Jeremy Lin, Kevin McHale

The only way the Houston Rockets get that third star player is if they trade both Omer Asik and Jeremy Lin for one player, and that Asik isn’t going to be moved. While the Rockets are rumored to be searching for a trade to get rid of Lin, they really shouldn’t.

Jeremy Lin hasn’t shown any discontent with the arrival of Dwight Howard, unlike Omer Asik, who clearly isn’t happy because this directly trims his playing time and starter-status. To get a big contract, put up a double double season and then become a bench player again (Even though Kevin McHale has said more than once he’ll be playing next to Howard more than people think) wasn’t in his plan.
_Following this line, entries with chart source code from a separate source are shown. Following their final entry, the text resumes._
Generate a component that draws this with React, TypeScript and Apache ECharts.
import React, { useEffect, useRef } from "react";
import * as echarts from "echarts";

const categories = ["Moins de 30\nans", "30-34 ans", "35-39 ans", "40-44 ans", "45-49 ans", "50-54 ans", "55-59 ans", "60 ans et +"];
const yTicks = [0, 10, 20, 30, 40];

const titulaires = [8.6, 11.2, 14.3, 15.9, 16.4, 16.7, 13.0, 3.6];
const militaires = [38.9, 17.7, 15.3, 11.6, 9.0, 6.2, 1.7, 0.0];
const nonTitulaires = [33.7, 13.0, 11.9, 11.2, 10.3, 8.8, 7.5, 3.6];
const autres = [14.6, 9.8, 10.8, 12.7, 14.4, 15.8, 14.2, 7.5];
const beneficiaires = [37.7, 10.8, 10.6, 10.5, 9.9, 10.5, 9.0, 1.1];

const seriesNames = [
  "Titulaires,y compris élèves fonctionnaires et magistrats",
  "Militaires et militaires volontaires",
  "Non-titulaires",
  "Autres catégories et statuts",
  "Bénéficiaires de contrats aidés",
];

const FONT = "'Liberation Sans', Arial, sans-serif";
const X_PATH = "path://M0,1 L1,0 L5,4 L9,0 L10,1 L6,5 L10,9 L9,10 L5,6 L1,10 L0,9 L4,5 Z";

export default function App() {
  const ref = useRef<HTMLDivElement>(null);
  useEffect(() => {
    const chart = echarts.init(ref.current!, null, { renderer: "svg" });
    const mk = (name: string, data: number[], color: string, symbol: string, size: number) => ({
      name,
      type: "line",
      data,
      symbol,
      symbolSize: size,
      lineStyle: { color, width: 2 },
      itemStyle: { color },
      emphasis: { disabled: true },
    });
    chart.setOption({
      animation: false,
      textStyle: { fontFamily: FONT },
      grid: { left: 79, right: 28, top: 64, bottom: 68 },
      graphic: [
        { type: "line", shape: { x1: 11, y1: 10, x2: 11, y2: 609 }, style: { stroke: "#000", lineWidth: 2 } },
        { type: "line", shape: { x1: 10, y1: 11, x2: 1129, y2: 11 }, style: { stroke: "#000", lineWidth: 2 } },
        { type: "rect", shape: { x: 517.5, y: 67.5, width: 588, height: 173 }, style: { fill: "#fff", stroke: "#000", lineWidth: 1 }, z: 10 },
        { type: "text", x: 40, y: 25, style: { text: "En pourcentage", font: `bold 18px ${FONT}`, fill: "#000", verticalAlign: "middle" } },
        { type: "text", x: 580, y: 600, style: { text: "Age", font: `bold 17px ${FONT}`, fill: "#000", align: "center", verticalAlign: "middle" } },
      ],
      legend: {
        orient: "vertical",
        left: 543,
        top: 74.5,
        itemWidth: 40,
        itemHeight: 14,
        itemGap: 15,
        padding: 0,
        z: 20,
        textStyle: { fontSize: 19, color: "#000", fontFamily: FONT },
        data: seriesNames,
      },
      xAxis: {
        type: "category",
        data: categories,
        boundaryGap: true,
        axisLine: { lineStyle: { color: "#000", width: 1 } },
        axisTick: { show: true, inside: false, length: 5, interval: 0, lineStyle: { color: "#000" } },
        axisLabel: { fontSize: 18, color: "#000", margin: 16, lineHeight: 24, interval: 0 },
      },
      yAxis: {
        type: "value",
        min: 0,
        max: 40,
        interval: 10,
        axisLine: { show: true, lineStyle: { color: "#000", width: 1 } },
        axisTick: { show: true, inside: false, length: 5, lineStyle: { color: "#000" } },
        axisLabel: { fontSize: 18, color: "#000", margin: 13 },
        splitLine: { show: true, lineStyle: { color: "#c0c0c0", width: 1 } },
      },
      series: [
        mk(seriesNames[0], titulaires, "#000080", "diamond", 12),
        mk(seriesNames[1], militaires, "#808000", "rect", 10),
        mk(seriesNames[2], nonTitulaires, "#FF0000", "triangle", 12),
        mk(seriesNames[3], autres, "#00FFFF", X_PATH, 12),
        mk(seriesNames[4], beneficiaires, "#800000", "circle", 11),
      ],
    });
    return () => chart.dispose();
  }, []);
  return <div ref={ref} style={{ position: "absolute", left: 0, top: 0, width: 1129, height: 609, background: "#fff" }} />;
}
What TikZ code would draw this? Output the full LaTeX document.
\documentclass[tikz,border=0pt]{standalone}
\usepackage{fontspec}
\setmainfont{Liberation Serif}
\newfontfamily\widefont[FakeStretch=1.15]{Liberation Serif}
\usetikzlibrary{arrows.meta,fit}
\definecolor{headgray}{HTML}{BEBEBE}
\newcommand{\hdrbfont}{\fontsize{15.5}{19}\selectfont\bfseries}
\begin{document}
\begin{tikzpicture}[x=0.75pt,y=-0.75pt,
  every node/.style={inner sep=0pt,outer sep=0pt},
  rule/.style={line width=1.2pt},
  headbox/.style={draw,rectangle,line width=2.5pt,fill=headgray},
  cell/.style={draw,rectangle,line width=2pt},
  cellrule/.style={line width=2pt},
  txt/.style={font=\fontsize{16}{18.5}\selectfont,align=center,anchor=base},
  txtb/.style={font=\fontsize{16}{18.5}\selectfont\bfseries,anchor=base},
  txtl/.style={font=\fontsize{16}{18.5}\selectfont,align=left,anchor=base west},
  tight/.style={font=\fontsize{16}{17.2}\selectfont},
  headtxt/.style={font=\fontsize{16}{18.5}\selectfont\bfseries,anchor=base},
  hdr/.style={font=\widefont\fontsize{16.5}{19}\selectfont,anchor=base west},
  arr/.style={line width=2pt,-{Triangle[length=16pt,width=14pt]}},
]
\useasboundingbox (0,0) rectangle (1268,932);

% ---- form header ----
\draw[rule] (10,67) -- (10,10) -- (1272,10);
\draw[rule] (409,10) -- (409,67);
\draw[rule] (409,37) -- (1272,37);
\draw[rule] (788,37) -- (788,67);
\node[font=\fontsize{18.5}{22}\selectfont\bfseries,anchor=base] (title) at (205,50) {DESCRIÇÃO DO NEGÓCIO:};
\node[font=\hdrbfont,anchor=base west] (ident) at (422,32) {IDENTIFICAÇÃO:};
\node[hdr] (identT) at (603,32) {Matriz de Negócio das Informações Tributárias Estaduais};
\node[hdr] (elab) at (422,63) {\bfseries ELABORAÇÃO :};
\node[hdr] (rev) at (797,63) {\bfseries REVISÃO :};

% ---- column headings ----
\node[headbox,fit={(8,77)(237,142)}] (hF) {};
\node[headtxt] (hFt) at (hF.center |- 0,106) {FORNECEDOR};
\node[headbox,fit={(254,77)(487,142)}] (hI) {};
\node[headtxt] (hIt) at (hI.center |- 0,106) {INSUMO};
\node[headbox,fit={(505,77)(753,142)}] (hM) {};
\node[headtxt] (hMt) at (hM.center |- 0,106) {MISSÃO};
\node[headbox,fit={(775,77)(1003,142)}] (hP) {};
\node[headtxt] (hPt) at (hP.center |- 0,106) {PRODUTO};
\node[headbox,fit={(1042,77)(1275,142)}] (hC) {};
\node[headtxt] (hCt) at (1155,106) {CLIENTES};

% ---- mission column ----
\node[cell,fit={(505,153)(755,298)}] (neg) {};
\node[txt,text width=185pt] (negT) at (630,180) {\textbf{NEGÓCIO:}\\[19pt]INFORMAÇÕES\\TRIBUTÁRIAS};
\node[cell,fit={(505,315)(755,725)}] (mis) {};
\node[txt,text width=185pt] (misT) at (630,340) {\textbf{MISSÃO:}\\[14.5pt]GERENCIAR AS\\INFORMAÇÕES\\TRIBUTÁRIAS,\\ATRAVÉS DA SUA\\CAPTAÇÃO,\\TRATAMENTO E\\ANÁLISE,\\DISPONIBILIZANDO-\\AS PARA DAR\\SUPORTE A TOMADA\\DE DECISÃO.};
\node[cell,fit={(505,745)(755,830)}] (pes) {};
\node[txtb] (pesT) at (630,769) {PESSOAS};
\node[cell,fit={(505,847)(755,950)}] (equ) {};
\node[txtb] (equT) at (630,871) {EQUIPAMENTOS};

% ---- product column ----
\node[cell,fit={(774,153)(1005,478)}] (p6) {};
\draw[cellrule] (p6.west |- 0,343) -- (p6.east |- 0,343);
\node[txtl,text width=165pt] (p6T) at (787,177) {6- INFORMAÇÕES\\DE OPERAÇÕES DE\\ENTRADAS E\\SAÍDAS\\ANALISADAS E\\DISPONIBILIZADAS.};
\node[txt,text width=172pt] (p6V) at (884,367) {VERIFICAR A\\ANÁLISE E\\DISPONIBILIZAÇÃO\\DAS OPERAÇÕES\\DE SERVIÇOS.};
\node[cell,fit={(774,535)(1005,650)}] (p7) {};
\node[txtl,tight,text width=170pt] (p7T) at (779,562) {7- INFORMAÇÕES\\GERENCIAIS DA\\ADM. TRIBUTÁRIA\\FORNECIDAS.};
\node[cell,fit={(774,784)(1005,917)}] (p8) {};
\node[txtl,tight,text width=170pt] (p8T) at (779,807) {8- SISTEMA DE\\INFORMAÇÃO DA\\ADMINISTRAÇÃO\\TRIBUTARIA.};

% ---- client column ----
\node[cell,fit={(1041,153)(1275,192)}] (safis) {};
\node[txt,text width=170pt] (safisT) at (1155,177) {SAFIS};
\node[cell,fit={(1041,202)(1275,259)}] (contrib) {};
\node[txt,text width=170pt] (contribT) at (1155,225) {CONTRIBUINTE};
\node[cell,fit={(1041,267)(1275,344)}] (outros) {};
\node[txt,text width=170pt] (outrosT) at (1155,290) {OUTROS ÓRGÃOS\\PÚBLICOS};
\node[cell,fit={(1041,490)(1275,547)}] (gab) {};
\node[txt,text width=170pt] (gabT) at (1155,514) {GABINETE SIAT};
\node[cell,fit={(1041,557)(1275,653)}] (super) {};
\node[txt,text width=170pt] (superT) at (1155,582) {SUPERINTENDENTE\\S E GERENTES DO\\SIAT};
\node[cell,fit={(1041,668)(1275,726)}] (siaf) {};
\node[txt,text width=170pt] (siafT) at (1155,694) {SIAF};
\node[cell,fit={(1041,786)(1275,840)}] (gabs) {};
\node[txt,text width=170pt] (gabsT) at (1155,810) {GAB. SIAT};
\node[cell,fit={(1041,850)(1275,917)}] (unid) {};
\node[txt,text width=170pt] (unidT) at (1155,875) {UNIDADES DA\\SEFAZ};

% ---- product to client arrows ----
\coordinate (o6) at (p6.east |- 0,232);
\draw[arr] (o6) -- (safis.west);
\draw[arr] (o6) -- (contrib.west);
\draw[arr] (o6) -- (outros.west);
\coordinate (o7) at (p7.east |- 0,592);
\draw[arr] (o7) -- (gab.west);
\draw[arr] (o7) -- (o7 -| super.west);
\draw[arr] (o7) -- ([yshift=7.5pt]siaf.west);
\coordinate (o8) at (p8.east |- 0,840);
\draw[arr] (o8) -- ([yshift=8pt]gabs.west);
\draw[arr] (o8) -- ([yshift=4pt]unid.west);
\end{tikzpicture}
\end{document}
And what about Lin? After leaving the New York Knicks and signing with the Houston Rockets, it looked like his time to shine for an entire season instead of a come-out-of-nowhere spurt in the middle of the season. And then James Harden came, and Lin, who suddenly became a second option as ball handler and mostly used in spot-up options, which wasn’t the plan as well.

Lin

Lin is making $5 million next season, but his salary cap hit is $8.3 million, and teams willing to take on such a contract (two more years on the deal) are those with a direct objective to make such a player into a starting point guard. From what we’ve heard, there doesn’t seem to be that kind of taker for Lin, or at least nothing with something the Rockets would benefit from having.

But should the Rockets be trading Jeremy Lin? Probably not. He did much better for them than the 13.4 points and 6.1 suggest, especially when the ball was in his hands. It’s not a matter of numbers and points, because obviously, he’ll lose to James Harden in that department. It’s about how the Rockets looked as a team, when it comes to ball movement, passing and spacing the floor when Lin was calling the shots instead of Harden.

Right now, it wouldn’t be surprising to see Lin becoming the leader of the second unit, while Patrick Beverley becomes the starting point guard next to James Harden. The Rockets have a lot of options in terms of playing big & small, and also have a defensively sound player like Asik on their second unit, which would make Lin much less of a perimeter hazard in such a scenario.

What’s best for Lin, Asik and the Rockets might be a three-part-answer. The Rockets would obviously benefit from having both of them on the team for at least one more season, without a player of the star caliber they can use them to bring over.

Jeremy Lin

As for Lin, the predictions and projections for the rest of his career vary wildly. The optimists think his vision and ability with the ball put him on par with Steve Nash or even John Stockton, but there’s a very long way for him before becoming a hall-of-fame caliber point guard. Getting a starting job he can keep and actually play point guard in for an entire season is a start, but becoming some sort of sixth man option might not be the worst next stop for him.

A lot of it depends on Dwight Howard, and how much he wants to play the Pick & Roll. According to Steve Nash, who didn’t seem to be interested in taking shots at Howard like Bryant and the rest of anyone who calls himself a Laker, part of the problem was Howard tired of being in that P&R style, wanting to get the ball a lot more in the post.

There’s nothing wrong with mixing it up, but Howard has to play to his strengths, especially with the kind of guards he’ll be playing with. With Harden, there will be competition over shots and time with the ball. However, with Lin, who is very effective in the pick & roll and sees the floor better than anyone else on the Rockets, Howard will flourish, if he’s willing to do what he allegedly refused to last season.